From the Hitchhiker’s Guide to the Galaxy:  “This is a moment for superb and delicate concentration. Bob and float, float and bob. Ignore all consideration of your own weight simply let yourself waft higher. Do not listen to what anybody says to you at this point because they are unlikely to say anything helpful. They are most likely to say something along the lines of “Good God, you can’t possibly be flying!” It is vitally important not to believe them or they will suddenly be right.”

 I have been asking for peaceful, easy mornings.  Apparently, I am getting better at aligning with it and, of course, it affects everyone with whom I interact.
Over the last three months, I’ve been really busy and I’m feeling lots of energy moving.  Juggling lots of paperwork, making lots of doctor’s appointments, submitting receipts to the healthcare reimbursement form, improvements for my son, new adaptive equipment for my husband, LOTS of networking and support groups, meetings at school.  Making travel plans, getting plates & emissions for the car, learning the iPads and researching new apps.

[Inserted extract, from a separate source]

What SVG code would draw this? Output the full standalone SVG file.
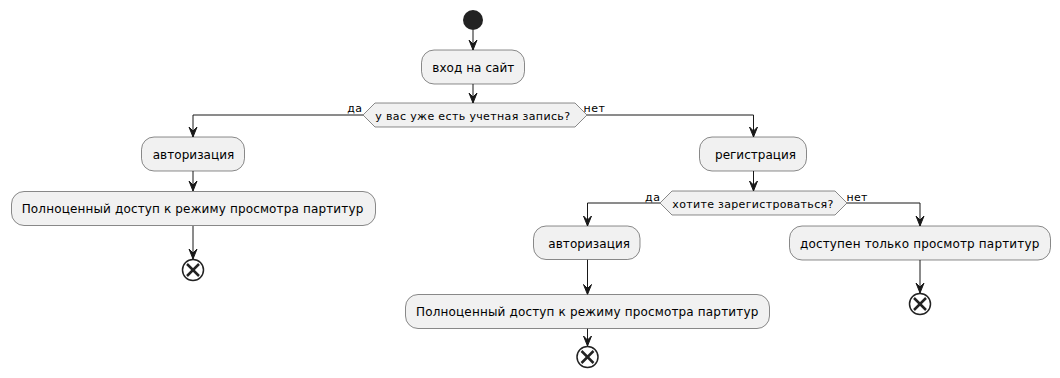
<svg xmlns="http://www.w3.org/2000/svg" width="1060" height="378" viewBox="0 0 1060 378">
  <style>
    .act { fill: #F1F1F1; stroke: #181818; stroke-width: 0.5; }
    .t12 { font-family: "DejaVu Sans", sans-serif; font-size: 12px; fill: #000; }
    .t11 { font-family: "DejaVu Sans", sans-serif; font-size: 11px; fill: #000; }
    .edge { fill: none; stroke: #181818; stroke-width: 1; }
    .head { fill: #181818; stroke: #181818; stroke-width: 1; }
    .stop circle { fill: none; stroke: #222222; stroke-width: 1.5; }
    .stop line { stroke: #222222; stroke-width: 2.5; }
  </style>
  <defs>
    <polygon id="ah" class="head" points="-4,-10 0,0 4,-10 0,-6"/>
    <g id="stopmark" class="stop">
      <circle cx="0" cy="0" r="10.5"/>
      <line x1="-6" y1="-6" x2="6" y2="6"/>
      <line x1="-6" y1="6" x2="6" y2="-6"/>
    </g>
  </defs>

  <rect width="1060" height="378" fill="#FFFFFF"/>

  <!-- connectors -->
  <g id="connectors">
    <line class="edge" x1="473" y1="30" x2="473" y2="50"/>
    <use href="#ah" x="473" y="50"/>
    <line class="edge" x1="473" y1="84" x2="473" y2="103"/>
    <use href="#ah" x="473" y="103"/>

    <!-- first decision: yes branch -->
    <polyline class="edge" points="363,115 193,115 193,137"/>
    <use href="#ah" x="193" y="137"/>
    <text class="t11" x="347.3" y="112" textLength="14.7" lengthAdjust="spacing">да</text>
    <line class="edge" x1="193" y1="171" x2="193" y2="191"/>
    <use href="#ah" x="193" y="191"/>
    <line class="edge" x1="193" y1="226" x2="193" y2="259"/>
    <use href="#ah" x="193" y="259"/>

    <!-- first decision: no branch -->
    <polyline class="edge" points="587,115 753.5,115 753.5,137"/>
    <use href="#ah" x="753.5" y="137"/>
    <text class="t11" x="583.5" y="112" textLength="21.5" lengthAdjust="spacing">нет</text>
    <line class="edge" x1="753.5" y1="171" x2="753.5" y2="191"/>
    <use href="#ah" x="753.5" y="191"/>

    <!-- second decision: yes branch -->
    <polyline class="edge" points="660,203 587.5,203 587.5,226"/>
    <use href="#ah" x="587.5" y="226"/>
    <text class="t11" x="645" y="201" textLength="15" lengthAdjust="spacing">да</text>
    <line class="edge" x1="587.5" y1="259.5" x2="587.5" y2="294.5"/>
    <use href="#ah" x="587.5" y="294.5"/>
    <line class="edge" x1="587.5" y1="328.5" x2="587.5" y2="346"/>
    <use href="#ah" x="587.5" y="346"/>

    <!-- second decision: no branch -->
    <polyline class="edge" points="847,203 920,203 920,226"/>
    <use href="#ah" x="920" y="226"/>
    <text class="t11" x="846.5" y="201" textLength="21" lengthAdjust="spacing">нет</text>
    <line class="edge" x1="920" y1="260" x2="920" y2="293"/>
    <use href="#ah" x="920" y="293"/>
  </g>

  <!-- start -->
  <g id="start">
    <circle cx="473" cy="20" r="10" fill="#222222"/>
  </g>

  <g id="enter-site">
    <rect class="act" x="421.5" y="50" width="103" height="34" rx="12.5"/>
    <text class="t12" x="432.3" y="71.5" textLength="82" lengthAdjust="spacing">вход на сайт</text>
  </g>

  <g id="has-account">
    <polygon class="act" points="363,115 375,103 575,103 587,115 575,127 375,127"/>
    <text class="t11" x="375.3" y="119.5" textLength="194.7" lengthAdjust="spacing">у вас уже есть учетная запись?</text>
  </g>

  <g id="login-1">
    <rect class="act" x="141.5" y="137" width="103" height="34" rx="12.5"/>
    <text class="t12" x="152.7" y="158.5" textLength="81.6" lengthAdjust="spacing">авторизация</text>
  </g>

  <g id="full-access-1">
    <rect class="act" x="11.5" y="191.5" width="364" height="34" rx="12.5"/>
    <text class="t12" x="21.7" y="213" textLength="341.6" lengthAdjust="spacing">Полноценный доступ к режиму просмотра партитур</text>
  </g>

  <g id="stop-1">
    <use href="#stopmark" x="193" y="270"/>
  </g>

  <g id="register">
    <rect class="act" x="699.5" y="137" width="107" height="34" rx="12.5"/>
    <text class="t12" x="715" y="158.5" textLength="81" lengthAdjust="spacing">регистрация</text>
  </g>

  <g id="want-register">
    <polygon class="act" points="660,203 672,191 835,191 847,203 835,215 672,215"/>
    <text class="t11" x="672.3" y="207.5" textLength="161" lengthAdjust="spacing">хотите зарегистроваться?</text>
  </g>

  <g id="login-2">
    <rect class="act" x="533.5" y="226" width="106.5" height="33.5" rx="12.5"/>
    <text class="t12" x="548.3" y="247.5" textLength="81.7" lengthAdjust="spacing">авторизация</text>
  </g>

  <g id="full-access-2">
    <rect class="act" x="405.5" y="294.5" width="364" height="34" rx="12.5"/>
    <text class="t12" x="416" y="316" textLength="342.3" lengthAdjust="spacing">Полноценный доступ к режиму просмотра партитур</text>
  </g>

  <g id="stop-2">
    <use href="#stopmark" x="587.5" y="357"/>
  </g>

  <g id="view-only">
    <rect class="act" x="789.5" y="226" width="261" height="34" rx="12.5"/>
    <text class="t12" x="800" y="247.5" textLength="239.3" lengthAdjust="spacing">доступен только просмотр партитур</text>
  </g>

  <g id="stop-3">
    <use href="#stopmark" x="920" y="304"/>
  </g>
</svg>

There was a point in my life, where trash day was the busiest day of my week.  (Oooh, an appointment.)  Now, I’m spending entire days out going places.
Mostly, I’m feeling good and surfing the chaos.  Occasionally I wipeout and it hurts, yet it doesn’t feel as hopeless as it did.  I’m seeing major shifting in my personal energy.  I do feel down sometimes, but I’m finding that when I do, it’s a sign to take care of myself, usually sleep or food will fix my whole attitude.
It’s a learning experience, though, to get the really good times and simply cherish them and anticipate it being like this more often.  Allowing it instead of questioning the miracle and causing a massive, painful crash.